Would you return the run of lines that starts at the one with "What Observable Plot" and ends at the one with "eraOf = Object.fromEntries(years.map((y,i)=>[y, eras[i]]));", ends included, exactly as written and without the images?

[START OF Provided material]

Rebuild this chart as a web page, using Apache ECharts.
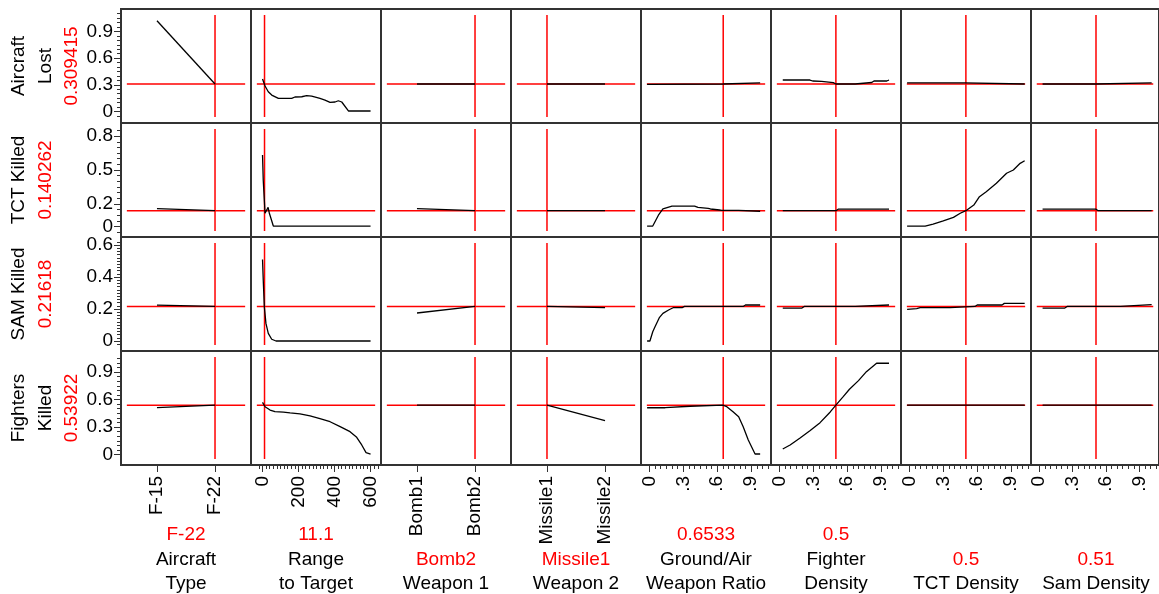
<!DOCTYPE html>
<html><head><meta charset="utf-8">
<script src="https://cdn.jsdelivr.net/npm/echarts@6/dist/echarts.min.js"></script>
<style>html,body{margin:0;padding:0;background:#fff}#c{width:1159px;height:594px}</style>
</head><body><div id="c"></div>
<script>
// ---------- categories ----------
const aircraftTypes = ['F-15', 'F-22'];
const weapon1Types = ['Bomb1', 'Bomb2'];
const weapon2Types = ['Missile1', 'Missile2'];

// ---------- responses (rows) ----------
const responseNames = [['Aircraft', 'Lost'], ['TCT Killed'], ['SAM Killed'], ['Fighters', 'Killed']];
const responseCurrent = [0.309415, 0.140262, 0.21618, 0.53922];
const responseCurrentText = ['0.309415', '0.140262', '0.21618', '0.53922'];

// ---------- factors (columns) ----------
const factorNames = [['Aircraft', 'Type'], ['Range', 'to Target'], ['Weapon 1'], ['Weapon 2'],
  ['Ground/Air', 'Weapon Ratio'], ['Fighter', 'Density'], ['TCT Density'], ['Sam Density']];
const factorCurrentText = ['F-22', '11.1', 'Bomb2', 'Missile1', '0.6533', '0.5', '0.5', '0.51'];
const factorCurrent = [1, 11.1, 1, 0, 0.6533, 0.5, 0.5, 0.51]; // category index for categorical factors

// ---------- tick labels ----------
const yTickLabels = [[0, 0.3, 0.6, 0.9], [0, 0.2, 0.5, 0.8], [0, 0.2, 0.4, 0.6], [0, 0.3, 0.6, 0.9]];
const rangeTickLabels = [0, 200, 400, 600];
const unitTickLabels = [0, 0.3, 0.6, 0.9];

// ---------- Aircraft Lost ----------
const lostAircraft = [1.02, 0.309];
const lostRange = [[0,0.365],[14,0.287],[32,0.222],[51,0.185],[88,0.148],[162,0.148],[180,0.163],[218,0.166],[245,0.178],[273,0.174],[319,0.148],[347,0.129],[375,0.103],[403,0.107],[421,0.121],[440,0.107],[477,0.006],[600,0.006]];
const lostWeapon1 = [0.309, 0.309];
const lostWeapon2 = [0.309, 0.309];
const lostGroundAir = [[-0.02,0.306],[0.65,0.309],[0.66,0.322],[0.98,0.322]];
const lostFighter = [[0.03,0.354],[0.27,0.354],[0.295,0.343],[0.374,0.339],[0.39,0.324],[0.477,0.324],[0.5,0.309],[0.67,0.309],[0.684,0.324],[0.817,0.326],[0.837,0.343],[0.95,0.343],[0.97,0.354]];
const lostTCT = [[-0.02,0.322],[0.49,0.322],[0.5,0.309],[1.02,0.309]];
const lostSam = [[0.03,0.309],[0.51,0.309],[0.52,0.322],[1.01,0.322]];

// ---------- TCT Killed ----------
const tctAircraft = [0.158, 0.140];
const tctRange = [[0,0.633],[4,0.41],[14,0.117],[21,0.108],[31,0.17],[38,0.117],[60,0.004],[600,0.004]];
const tctWeapon1 = [0.158, 0.140];
const tctWeapon2 = [0.140, 0.140];
const tctGroundAir = [[-0.02,0.004],[0.03,0.004],[0.08,0.10],[0.12,0.155],[0.2,0.181],[0.4,0.181],[0.43,0.17],[0.52,0.161],[0.54,0.155],[0.62,0.146],[0.64,0.143],[0.79,0.143],[0.8,0.135],[0.98,0.135]];
const tctFighter = [[0.03,0.140],[0.5,0.140],[0.52,0.153],[0.97,0.153]];
const tctTCT = [[-0.02,0.004],[0.14,0.004],[0.21,0.022],[0.3,0.049],[0.39,0.081],[0.45,0.117],[0.5,0.14],[0.57,0.19],[0.62,0.264],[0.68,0.308],[0.77,0.382],[0.86,0.471],[0.92,0.5],[0.98,0.559],[1.02,0.582]];
const tctSam = [[0.03,0.153],[0.51,0.153],[0.53,0.140],[1.01,0.140]];

// ---------- SAM Killed ----------
const samAircraft = [0.224, 0.216];
const samRange = [[0,0.51],[4,0.381],[10,0.214],[19,0.11],[32,0.048],[51,0.011],[75,0.0],[600,0.0]];
const samWeapon1 = [0.175, 0.216];
const samWeapon2 = [0.216, 0.208];
const samGroundAir = [[-0.02,0.0],[0.005,0.0],[0.03,0.058],[0.05,0.089],[0.09,0.148],[0.12,0.173],[0.17,0.194],[0.21,0.208],[0.29,0.208],[0.31,0.216],[0.83,0.216],[0.85,0.225],[0.98,0.225]];
const samFighter = [[0.03,0.206],[0.2,0.206],[0.22,0.216],[0.67,0.216],[0.68,0.225],[0.97,0.225]];
const samTCT = [[-0.02,0.198],[0.065,0.202],[0.095,0.208],[0.36,0.208],[0.375,0.216],[0.58,0.216],[0.6,0.225],[0.82,0.225],[0.84,0.235],[1.02,0.235]];
const samSam = [[0.03,0.206],[0.23,0.206],[0.25,0.216],[0.73,0.216],[0.74,0.227],[1.01,0.227]];

// ---------- Fighters Killed ----------
const ftrAircraft = [0.511, 0.539];
const ftrRange = [[0,0.57],[14,0.522],[42,0.486],[69,0.468],[116,0.464],[153,0.454],[208,0.443],[264,0.421],[319,0.391],[375,0.358],[431,0.304],[486,0.249],[523,0.188],[551,0.104],[575,0.02],[600,0.005]];
const ftrWeapon1 = [0.539, 0.539];
const ftrWeapon2 = [0.539, 0.37];
const ftrGroundAir = [[-0.02,0.511],[0.14,0.511],[0.15,0.527],[0.36,0.527],[0.375,0.539],[0.65,0.539],[0.685,0.522],[0.74,0.468],[0.79,0.413],[0.83,0.304],[0.875,0.158],[0.935,0.005],[0.98,0.005]];
const ftrFighter = [[0.03,0.06],[0.095,0.104],[0.18,0.177],[0.27,0.26],[0.36,0.348],[0.45,0.465],[0.5,0.539],[0.565,0.632],[0.62,0.713],[0.7,0.807],[0.77,0.905],[0.86,0.997],[0.97,0.997]];
const ftrTCT = [[-0.02,0.539],[1.02,0.539]];
const ftrSam = [[0.03,0.539],[1.01,0.539]];

const curves = [
  [lostAircraft, lostRange, lostWeapon1, lostWeapon2, lostGroundAir, lostFighter, lostTCT, lostSam],
  [tctAircraft, tctRange, tctWeapon1, tctWeapon2, tctGroundAir, tctFighter, tctTCT, tctSam],
  [samAircraft, samRange, samWeapon1, samWeapon2, samGroundAir, samFighter, samTCT, samSam],
  [ftrAircraft, ftrRange, ftrWeapon1, ftrWeapon2, ftrGroundAir, ftrFighter, ftrTCT, ftrSam]
];

// ---------- layout / style ----------
const LEFT0 = 121, COLW = 130, ROWT = [9, 123, 237, 351], ROWH = 114;
const yRange = [[-0.129, 1.152], [-0.093, 0.916], [-0.0625, 0.65], [-0.115, 1.131]];
const yMinor = [[-0.05, 1.1, 0.05], [-0.05, 0.85, 0.05], [-0.02, 0.62, 0.02], [0, 1.05, 0.05]];
const xKind = ['cat', 'range', 'cat', 'cat', 'unit', 'unit', 'unit', 'unit'];
const xRangeByKind = { cat: [-0.62, 1.62], range: [-64, 658], unit: [-0.074, 1.076] };
const xMinorByKind = { range: [-20, 640, 20], unit: [0, 1.05, 0.05] };
const catsByCol = { 0: aircraftTypes, 2: weapon1Types, 3: weapon2Types };
const FONT = '"Liberation Sans", Arial, Helvetica, sans-serif';
const FS = 19;
const RED = '#ff0000';
const BORDER = '#333';

function steps(a, b, s) { const out = []; for (let v = a; v <= b + s / 10; v += s) out.push(Math.round(v * 1000) / 1000); return out; }
function unitFmt(v) { return v === 0 ? '0' : String(v).replace(/^0\./, '.'); }

const grids = [], xAxes = [], yAxes = [], series = [], graphics = [];
const noLine = { show: false, onZero: false };

for (let r = 0; r < 4; r++) {
  for (let c = 0; c < 8; c++) {
    const gi = grids.length;
    grids.push({ left: LEFT0 + c * COLW, top: ROWT[r], width: COLW, height: ROWH, show: true,
      borderColor: BORDER, borderWidth: 2, backgroundColor: 'transparent', containLabel: false });
    const kind = xKind[c];
    const [xmin, xmax] = xRangeByKind[kind];
    const [ymin, ymax] = yRange[r];
    const bottom = r === 3, leftCol = c === 0;

    // main x axis
    const xi = xAxes.length;
    const xAx = { type: 'value', gridIndex: gi, position: 'bottom', min: xmin, max: xmax,
      splitLine: { show: false }, axisLine: noLine,
      axisTick: { show: false }, axisLabel: { show: false } };
    if (bottom) {
      let majors, fmt;
      if (kind === 'cat') { majors = [0, 1]; fmt = v => catsByCol[c][Math.round(v)]; }
      else if (kind === 'range') { majors = rangeTickLabels; fmt = v => String(v); }
      else { majors = unitTickLabels; fmt = unitFmt; }
      xAx.axisTick = { show: true, inside: false, length: 7, customValues: majors, lineStyle: { color: BORDER, width: 1 } };
      xAx.axisLabel = { show: true, customValues: majors, rotate: 90, margin: 11, formatter: fmt,
        color: '#000', fontSize: FS, fontFamily: FONT };
    }
    xAxes.push(xAx);
    if (bottom && kind !== 'cat') {
      const mm = xMinorByKind[kind];
      xAxes.push({ type: 'value', gridIndex: gi, position: 'bottom', min: xmin, max: xmax,
        splitLine: { show: false }, axisLine: noLine, axisLabel: { show: false },
        axisTick: { show: true, length: 4, customValues: steps(mm[0], mm[1], mm[2]), lineStyle: { color: BORDER, width: 1 } } });
    }

    // main y axis
    const yi = yAxes.length;
    const yAx = { type: 'value', gridIndex: gi, position: 'left', min: ymin, max: ymax,
      splitLine: { show: false }, axisLine: noLine,
      axisTick: { show: false }, axisLabel: { show: false } };
    if (leftCol) {
      yAx.axisTick = { show: true, length: 7, customValues: yTickLabels[r], lineStyle: { color: BORDER, width: 1 } };
      yAx.axisLabel = { show: true, customValues: yTickLabels[r], margin: 8, formatter: v => String(v),
        color: '#000', fontSize: FS, fontFamily: FONT };
    }
    yAxes.push(yAx);
    if (leftCol) {
      const mm = yMinor[r];
      yAxes.push({ type: 'value', gridIndex: gi, position: 'left', min: ymin, max: ymax,
        splitLine: { show: false }, axisLine: noLine, axisLabel: { show: false },
        axisTick: { show: true, length: 4, customValues: steps(mm[0], mm[1], mm[2]), lineStyle: { color: BORDER, width: 1 } } });
    }

    // crosshair
    const padX = 0.045 * (xmax - xmin), padY = 0.053 * (ymax - ymin);
    const xv = factorCurrent[c], yv = responseCurrent[r];
    const redStyle = { color: RED, width: 1.5 };
    series.push({ type: 'line', xAxisIndex: xi, yAxisIndex: yi, data: [[xmin + padX, yv], [xmax - padX, yv]],
      symbol: 'none', lineStyle: redStyle, silent: true, animation: false, z: 2 });
    series.push({ type: 'line', xAxisIndex: xi, yAxisIndex: yi, data: [[xv, ymin + padY], [xv, ymax - padY]],
      symbol: 'none', lineStyle: redStyle, silent: true, animation: false, z: 2 });

    // profile curve
    const raw = curves[r][c];
    const data = kind === 'cat' ? raw.map((v, i) => [i, v]) : raw;
    series.push({ type: 'line', xAxisIndex: xi, yAxisIndex: yi, data, symbol: 'none',
      lineStyle: { color: '#000', width: 1.3 }, silent: true, animation: false, z: 3 });
  }
}

// left titles
for (let r = 0; r < 4; r++) {
  const lines = responseNames[r].map(t => ({ t, col: '#000' })).concat([{ t: responseCurrentText[r], col: RED }]);
  const cy = ROWT[r] + ROWH / 2;
  lines.forEach((ln, i) => {
    graphics.push({ type: 'text', x: 19 + 26.5 * i, y: cy, rotation: Math.PI / 2, silent: true,
      style: { text: ln.t, fill: ln.col, font: FS + 'px ' + FONT, align: 'center', verticalAlign: 'middle' } });
  });
}
// bottom titles
for (let c = 0; c < 8; c++) {
  const lines = [{ t: factorCurrentText[c], col: RED }].concat(factorNames[c].map(t => ({ t, col: '#000' })));
  const cx = LEFT0 + c * COLW + COLW / 2;
  const n = lines.length;
  lines.forEach((ln, i) => {
    graphics.push({ type: 'text', x: cx, y: 584 - 24.5 * (n - 1 - i), silent: true,
      style: { text: ln.t, fill: ln.col, font: FS + 'px ' + FONT, align: 'center', verticalAlign: 'middle' } });
  });
}

const chart = echarts.init(document.getElementById('c'), null, { renderer: 'canvas' });
chart.setOption({ animation: false, backgroundColor: '#fff', grid: grids, xAxis: xAxes, yAxis: yAxes, series, graphic: graphics });
</script>
</body></html>
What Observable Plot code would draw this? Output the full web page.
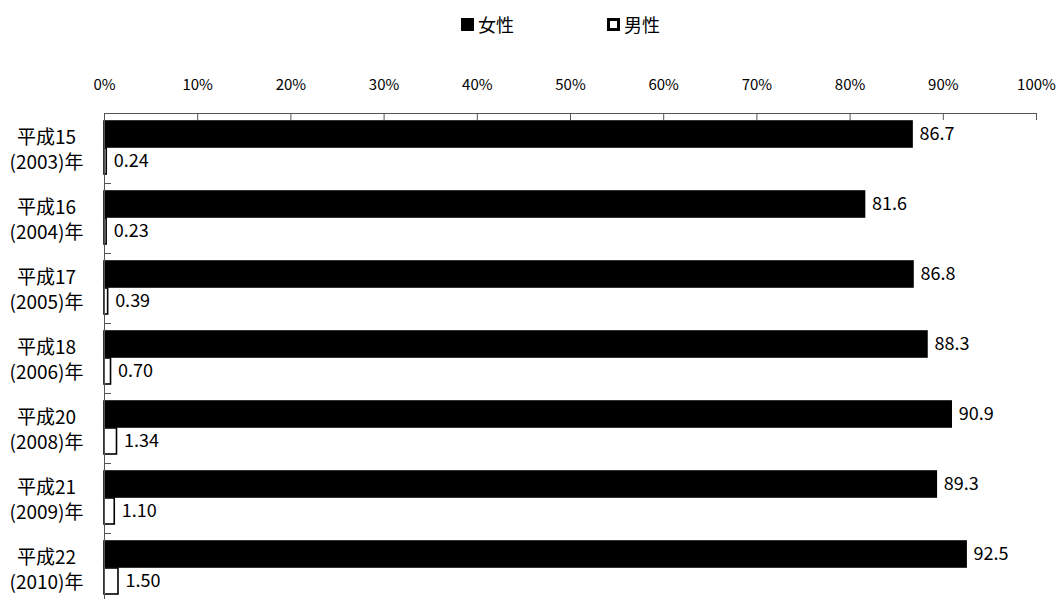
<!DOCTYPE html>
<html><head><meta charset="utf-8">
<script src="https://cdn.jsdelivr.net/npm/d3@7"></script>
<script src="https://cdn.jsdelivr.net/npm/@observablehq/plot@0.6"></script>
<style>
html,body{margin:0;padding:0;background:#fff;overflow:hidden;width:1059px;height:599px;}
body{font-family:"Noto Sans CJK JP","Noto Sans",sans-serif;color:#000;}
#legend{position:relative;height:40px;}
.item{position:absolute;top:14px;font-size:18px;line-height:20px;display:flex;align-items:center;white-space:nowrap;}
.sw{display:inline-block;width:13px;height:13px;margin-right:4px;box-sizing:border-box;border:3px solid #000;}
</style></head><body>
<div id="legend"></div>
<div id="chart"></div>
<script>
// ---- data ----
const eras = ["平成15","平成16","平成17","平成18","平成20","平成21","平成22"];
const years = ["2003","2004","2005","2006","2008","2009","2010"];
const series = ["女性","男性"];
const female = [86.7,81.6,86.8,88.3,90.9,89.3,92.5];
const femaleLabels = ["86.7","81.6","86.8","88.3","90.9","89.3","92.5"];
const male = [0.24,0.23,0.39,0.70,1.34,1.10,1.50];
const maleLabels = ["0.24","0.23","0.39","0.70","1.34","1.10","1.50"];
const xTicks = [0,10,20,30,40,50,60,70,80,90,100];
const seriesColors = ["#000000","#ffffff"];

const rows = [];
years.forEach((y,i)=>{
  rows.push({year:y, sex:series[0], value:female[i], label:femaleLabels[i]});
  rows.push({year:y, sex:series[1], value:male[i], label:maleLabels[i]});
});
const eraOf = Object.fromEntries(years.map((y,i)=>[y, eras[i]]));

// legend
const legend = document.getElementById("legend");
const legendLeft = [461, 607];
series.forEach((s,i)=>{
  const it = document.createElement("div");
  it.className = "item";
  it.style.left = legendLeft[i] + "px";
  const sw = document.createElement("span");
  sw.className = "sw";
  sw.style.background = seriesColors[i];
  it.appendChild(sw);
  it.appendChild(document.createTextNode(s));
  legend.appendChild(it);
});

const font = '"Noto Sans CJK JP","Noto Sans",sans-serif';
const chart = Plot.plot({
  width: 1059,
  height: 565,
  marginLeft: 104,
  marginRight: 23,
  marginTop: 71,
  marginBottom: 0,
  style: {fontFamily: font, fontSize: "15px", color: "#000", background: "#fff", overflow: "visible"},
  x: {domain: [0, 100]},
  fy: {domain: years, padding: 0},
  y: {domain: series, paddingInner: 0.036, paddingOuter: 0.3, axis: null},
  color: {domain: series, range: seriesColors},
  marks: [
    // tick labels above the axis line
    Plot.axisX({anchor: "top", ticks: xTicks, tickFormat: d => d + "%", tickSize: 0, tickPadding: 24, label: null, fontSize: 15}),
    // inward tick marks
    Plot.axisX({anchor: "top", ticks: xTicks, tickFormat: () => "", tickSize: -6, label: null, stroke: "#555"}),
    // top axis line across the whole plot
    Plot.frame({anchor: "top", stroke: "#555", facet: "super"}),
    Plot.axisFy({anchor: "left", tickSize: 0, tickPadding: 58, textAnchor: "middle", lineHeight: 1.3, label: null, fontSize: 19,
      tickFormat: d => eraOf[d] + "\n(" + d + ")年"}),
    // short inward ticks at the category boundaries
    Plot.frame({anchor: "top", stroke: "#555", insetRight: 1059 - 104 - 23 - 6}),
    Plot.barX(rows, {x: "value", y: "sex", fy: "year", fill: "sex", stroke: "#000", strokeWidth: 1.6}),
    Plot.ruleX([0], {stroke: "#555"}),
    Plot.text(rows, {x: "value", y: "sex", fy: "year", text: "label", textAnchor: "start", dx: 7, fontSize: 18, fill: "#000"})
  ]
});
document.getElementById("chart").appendChild(chart);
</script>
</body></html>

[END OF Provided material]

> Response for this exercise
What Observable Plot code would draw this? Output the full web page.
<!DOCTYPE html>
<html><head><meta charset="utf-8">
<script src="https://cdn.jsdelivr.net/npm/d3@7"></script>
<script src="https://cdn.jsdelivr.net/npm/@observablehq/plot@0.6"></script>
<style>
html,body{margin:0;padding:0;background:#fff;overflow:hidden;width:1059px;height:599px;}
body{font-family:"Noto Sans CJK JP","Noto Sans",sans-serif;color:#000;}
#legend{position:relative;height:40px;}
.item{position:absolute;top:14px;font-size:18px;line-height:20px;display:flex;align-items:center;white-space:nowrap;}
.sw{display:inline-block;width:13px;height:13px;margin-right:4px;box-sizing:border-box;border:3px solid #000;}
</style></head><body>
<div id="legend"></div>
<div id="chart"></div>
<script>
// ---- data ----
const eras = ["平成15","平成16","平成17","平成18","平成20","平成21","平成22"];
const years = ["2003","2004","2005","2006","2008","2009","2010"];
const series = ["女性","男性"];
const female = [86.7,81.6,86.8,88.3,90.9,89.3,92.5];
const femaleLabels = ["86.7","81.6","86.8","88.3","90.9","89.3","92.5"];
const male = [0.24,0.23,0.39,0.70,1.34,1.10,1.50];
const maleLabels = ["0.24","0.23","0.39","0.70","1.34","1.10","1.50"];
const xTicks = [0,10,20,30,40,50,60,70,80,90,100];
const seriesColors = ["#000000","#ffffff"];

const rows = [];
years.forEach((y,i)=>{
  rows.push({year:y, sex:series[0], value:female[i], label:femaleLabels[i]});
  rows.push({year:y, sex:series[1], value:male[i], label:maleLabels[i]});
});
const eraOf = Object.fromEntries(years.map((y,i)=>[y, eras[i]]));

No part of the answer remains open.